How to reduce shipping costs
I have a small online e-commerce shop – how can I reduce my shipping costs?
There is no quick and simple answer on how to reduce your shipping costs, but by following these tips, you might be able to decrease your shipping costs, and thus, increase your sales. As an e-commerce seller, you have to know that buyers are easily put-off by high shipping costs. Personally speaking, every single time when I shop online, I always search for sellers that offer the cheapest (or free) shipping.
It’s a bit difficult to offer free shipping, especially on cheap items, since this will cut into your profits. But here’s a trick, if you sell an item for £20 and shipping costs £3, just put the price of the product as £23 and offer FREE shipping, customers are attracted by this. By following this rule of the thumb and highlighting the fact that you offer FREE shipping, you may attract more customers.
However, this won’t always work, and sometimes you will have to find ways to decrease shipping costs. Here are some of your recommendations on how to reduce shipping costs for your customers:
-Try to offer a really clear flat rate for shipping, like £5 domestic shipping. This will help your customers know what to expect when they hit checkout.
-As previously mentioned, try to include (part of) the shipping cost into the product price. So, instead of £50+ £5 shipping, have the price as £55+ FREE shipping, or £52+ £3 shipping. The idea here is to lower the shipping cost as much as possible, as a high shipping cost can make you lose some sales.
Other ways of reducing shipping costs?
If you want to trim down on costs to help make your shipping more affordable for you and your customers, there’s one big thing that’s within your control – packaging.
It’s really easy to buy and use packaging that is a lot bigger than the product you’re selling. While this can be bad for the safety of the product during transportation, it is also bad for business. Why spend extra on a larger box, when a smaller, cheaper box would have achieved the same result? Often, sellers run out of small or medium-sized boxes, so they just use whatever they have, such as large boxes. That’s bad business. As such, always make sure you have all sizes of boxes in stock, readily available.
Also, if you’re currently paying for your packaging, you should know that some courier services offer packaging or free, especially for customers that send out hundreds of orders per day.

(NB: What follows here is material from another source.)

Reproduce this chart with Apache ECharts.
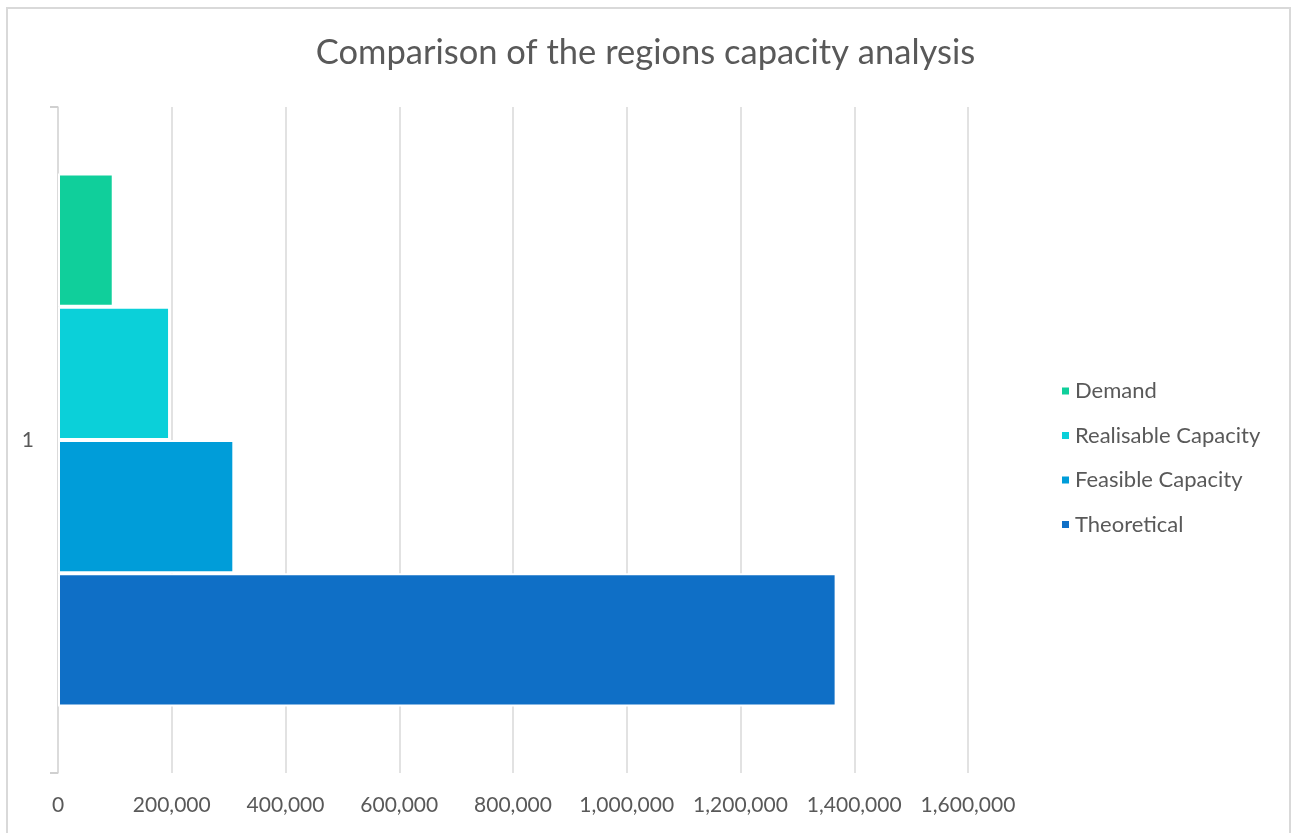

Whether you’re getting your packaging for free, or ordering custom packaging to level up your unboxing experience, knowing what types and sizes of packages you use most often can also save you money.
Start by measuring your products, and figure out how many you typically send at one time. That will help you figure out what sizes will fit for the orders that you ship most often. So if you’re selling one item at a time, versus several, just look at your order history to figure it out and order packaging that would fit with your normal orders.
If you sell small, non-fragile products like clothing, shipping orders in a mailer envelope or poly bag can be far more cost-effective than boxes. The dimensions are smaller, taking up less room on a delivery truck. Also, using them requires less packing supplies like tape and bubble wrap to save even more money. These are small gains, but when you send out hundreds of packages per day, it will add up.
If you insist on using branded boxes, make sure they don’t have dimensions that fall outside of standard box sizes major carriers use, or you may face additional fees.
If your product packaging can be manufactured so it’s ship-ready, you can save on shipping costs by simply slapping a label on it.
All shipping companies have pricing schedules based on volume: The more you ship, the lower your rate. But small businesses often don’t realize they also may have negotiating power. If you ship large numbers of packages, compare prices and try to persuade carriers to offer lower rates.
As such, try to get the shipping company that you currently work with to give you a better offer based on the volume of parcels that you’re sending. There is no harm in trying to negotiate with them.
Also, see if the e-commerce platform your store is powered by or the marketplace you sell on offer any bulk discount shipping services or programs. You might be surprised to find out that you can get better rates this way.
Shipping is one of those unglamorous-but-crucial things that every e-commerce company has to deal with. No matter what size you are, you want to do it well for yourself and for your customers. As such, try to follow the above instructions to save a quid whenever you can, but don’t overdo it! Don’t reduce your costs and the package quality so much that it affects your business.
The key is to find a balance between cost and quality.